━━ INFORMATION SUPPLIED

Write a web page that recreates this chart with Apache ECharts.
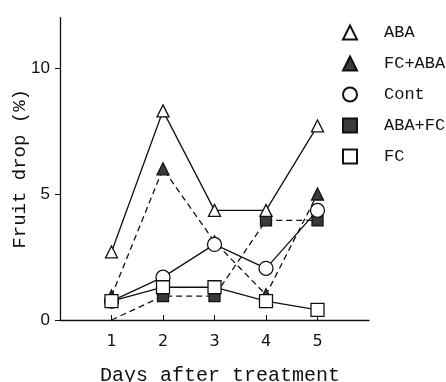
<!DOCTYPE html>
<html><head><meta charset="utf-8">
<script src="https://cdn.jsdelivr.net/npm/echarts@6/dist/echarts.min.js"></script>
<style>html,body{margin:0;padding:0;background:#fff}#c{width:446px;height:382px}</style>
</head><body><div id="c"></div>
<script>
const days = [1, 2, 3, 4, 5];
const xTicks = [1, 2, 3, 4, 5];
const yTicks = [0, 5, 10];
const aba   = [2.7, 8.3, 4.35, 4.35, 7.7];
const fcAba = [0.95, 6.0, 3.1, 1.0, 5.0];
const cont  = [0.75, 1.7, 3.0, 2.05, 4.35];
const abaFc = [0, 0.95, 0.95, 3.95, 3.95];
const fc    = [0.75, 1.3, 1.3, 0.75, 0.4];

const mono = 'Liberation Mono';
const pts = arr => days.map((d, i) => [d, arr[i]]);

function mk(name, arr, symbol, filled, dashed, size) {
  return {
    name, type: 'line', data: pts(arr), symbol, symbolSize: size,
    showAllSymbol: true,
    lineStyle: { color: '#111', width: 1.3, type: dashed ? [6, 4] : 'solid' },
    itemStyle: { color: filled ? '#3a3a3a' : '#fff', borderColor: '#111', borderWidth: 1.3, opacity: 1 },
    emphasis: { disabled: true }, z: filled ? 3 : 4
  };
}
const series = [
  mk('ABA', aba, 'triangle', false, false, 12),
  mk('FC+ABA', fcAba, 'triangle', true, true, 12),
  mk('Cont', cont, 'circle', false, false, 14),
  mk('ABA+FC', abaFc, 'rect', true, true, 11),
  mk('FC', fc, 'rect', false, false, 13)
];
// first ABA+FC point lies on the axis with no visible marker
series[3].data = series[3].data.map((p, i) => i === 0 ? { value: p, symbol: 'none' } : p);

const chart = echarts.init(document.getElementById('c'), null, { renderer: 'canvas' });
chart.setOption({
  animation: false,
  backgroundColor: '#fff',
  grid: { left: 60, right: 77, top: 17.6, bottom: 62, containLabel: false, outerBoundsMode: 'none' },
  legend: {
    orient: 'vertical', left: 337, top: 19, itemWidth: 14, itemHeight: 14, itemGap: 14,
    data: [
      { name: 'ABA', icon: 'triangle' },
      { name: 'FC+ABA', icon: 'triangle' },
      { name: 'Cont', icon: 'circle' },
      { name: 'ABA+FC', icon: 'rect' },
      { name: 'FC', icon: 'rect' }
    ],
    textStyle: { fontFamily: mono, fontSize: 17, color: '#111', padding: [0, 0, 0, 22], lineHeight: 14 },
    selectedMode: false
  },
  xAxis: {
    type: 'value', min: 0, max: 6,
    name: 'Days after treatment', nameLocation: 'middle', nameGap: 46, nameMoveOverlap: false,
    nameTextStyle: { fontFamily: mono, fontSize: 20, color: '#111', padding: [0, 0, 0, 11] },
    axisLine: { lineStyle: { color: '#111', width: 1.3 } },
    axisTick: { inside: true, length: 5, customValues: xTicks, lineStyle: { color: '#111' } },
    axisLabel: { customValues: xTicks, fontFamily: 'DejaVu Sans', fontSize: 16, color: '#111', margin: 14 },
    splitLine: { show: false }
  },
  yAxis: {
    type: 'value', min: 0, max: 12,
    name: 'Fruit drop (%)', nameLocation: 'middle', nameGap: 31, nameRotate: 90, nameMoveOverlap: false,
    nameTextStyle: { fontFamily: mono, fontSize: 19, color: '#111' },
    axisLine: { show: true, lineStyle: { color: '#111', width: 1.3 } },
    axisTick: { show: true, length: 5, customValues: yTicks, lineStyle: { color: '#111' } },
    axisLabel: { customValues: yTicks, fontFamily: 'Liberation Sans', fontSize: 17, color: '#111', margin: 10 },
    splitLine: { show: false }
  },
  series
});
</script></body></html>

━━━━

- [YOUR GOAL]: Make an exact copy of the whole listing, but don't bring over any pictures.

- [WRITTEN RESPONSE]:
Write a web page that recreates this chart with Apache ECharts.
<!DOCTYPE html>
<html><head><meta charset="utf-8">
<script src="https://cdn.jsdelivr.net/npm/echarts@6/dist/echarts.min.js"></script>
<style>html,body{margin:0;padding:0;background:#fff}#c{width:446px;height:382px}</style>
</head><body><div id="c"></div>
<script>
const days = [1, 2, 3, 4, 5];
const xTicks = [1, 2, 3, 4, 5];
const yTicks = [0, 5, 10];
const aba   = [2.7, 8.3, 4.35, 4.35, 7.7];
const fcAba = [0.95, 6.0, 3.1, 1.0, 5.0];
const cont  = [0.75, 1.7, 3.0, 2.05, 4.35];
const abaFc = [0, 0.95, 0.95, 3.95, 3.95];
const fc    = [0.75, 1.3, 1.3, 0.75, 0.4];

const mono = 'Liberation Mono';
const pts = arr => days.map((d, i) => [d, arr[i]]);

function mk(name, arr, symbol, filled, dashed, size) {
  return {
    name, type: 'line', data: pts(arr), symbol, symbolSize: size,
    showAllSymbol: true,
    lineStyle: { color: '#111', width: 1.3, type: dashed ? [6, 4] : 'solid' },
    itemStyle: { color: filled ? '#3a3a3a' : '#fff', borderColor: '#111', borderWidth: 1.3, opacity: 1 },
    emphasis: { disabled: true }, z: filled ? 3 : 4
  };
}
const series = [
  mk('ABA', aba, 'triangle', false, false, 12),
  mk('FC+ABA', fcAba, 'triangle', true, true, 12),
  mk('Cont', cont, 'circle', false, false, 14),
  mk('ABA+FC', abaFc, 'rect', true, true, 11),
  mk('FC', fc, 'rect', false, false, 13)
];
// first ABA+FC point lies on the axis with no visible marker
series[3].data = series[3].data.map((p, i) => i === 0 ? { value: p, symbol: 'none' } : p);

const chart = echarts.init(document.getElementById('c'), null, { renderer: 'canvas' });
chart.setOption({
  animation: false,
  backgroundColor: '#fff',
  grid: { left: 60, right: 77, top: 17.6, bottom: 62, containLabel: false, outerBoundsMode: 'none' },
  legend: {
    orient: 'vertical', left: 337, top: 19, itemWidth: 14, itemHeight: 14, itemGap: 14,
    data: [
      { name: 'ABA', icon: 'triangle' },
      { name: 'FC+ABA', icon: 'triangle' },
      { name: 'Cont', icon: 'circle' },
      { name: 'ABA+FC', icon: 'rect' },
      { name: 'FC', icon: 'rect' }
    ],
    textStyle: { fontFamily: mono, fontSize: 17, color: '#111', padding: [0, 0, 0, 22], lineHeight: 14 },
    selectedMode: false
  },
  xAxis: {
    type: 'value', min: 0, max: 6,
    name: 'Days after treatment', nameLocation: 'middle', nameGap: 46, nameMoveOverlap: false,
    nameTextStyle: { fontFamily: mono, fontSize: 20, color: '#111', padding: [0, 0, 0, 11] },
    axisLine: { lineStyle: { color: '#111', width: 1.3 } },
    axisTick: { inside: true, length: 5, customValues: xTicks, lineStyle: { color: '#111' } },
    axisLabel: { customValues: xTicks, fontFamily: 'DejaVu Sans', fontSize: 16, color: '#111', margin: 14 },
    splitLine: { show: false }
  },
  yAxis: {
    type: 'value', min: 0, max: 12,
    name: 'Fruit drop (%)', nameLocation: 'middle', nameGap: 31, nameRotate: 90, nameMoveOverlap: false,
    nameTextStyle: { fontFamily: mono, fontSize: 19, color: '#111' },
    axisLine: { show: true, lineStyle: { color: '#111', width: 1.3 } },
    axisTick: { show: true, length: 5, customValues: yTicks, lineStyle: { color: '#111' } },
    axisLabel: { customValues: yTicks, fontFamily: 'Liberation Sans', fontSize: 17, color: '#111', margin: 10 },
    splitLine: { show: false }
  },
  series
});
</script></body></html>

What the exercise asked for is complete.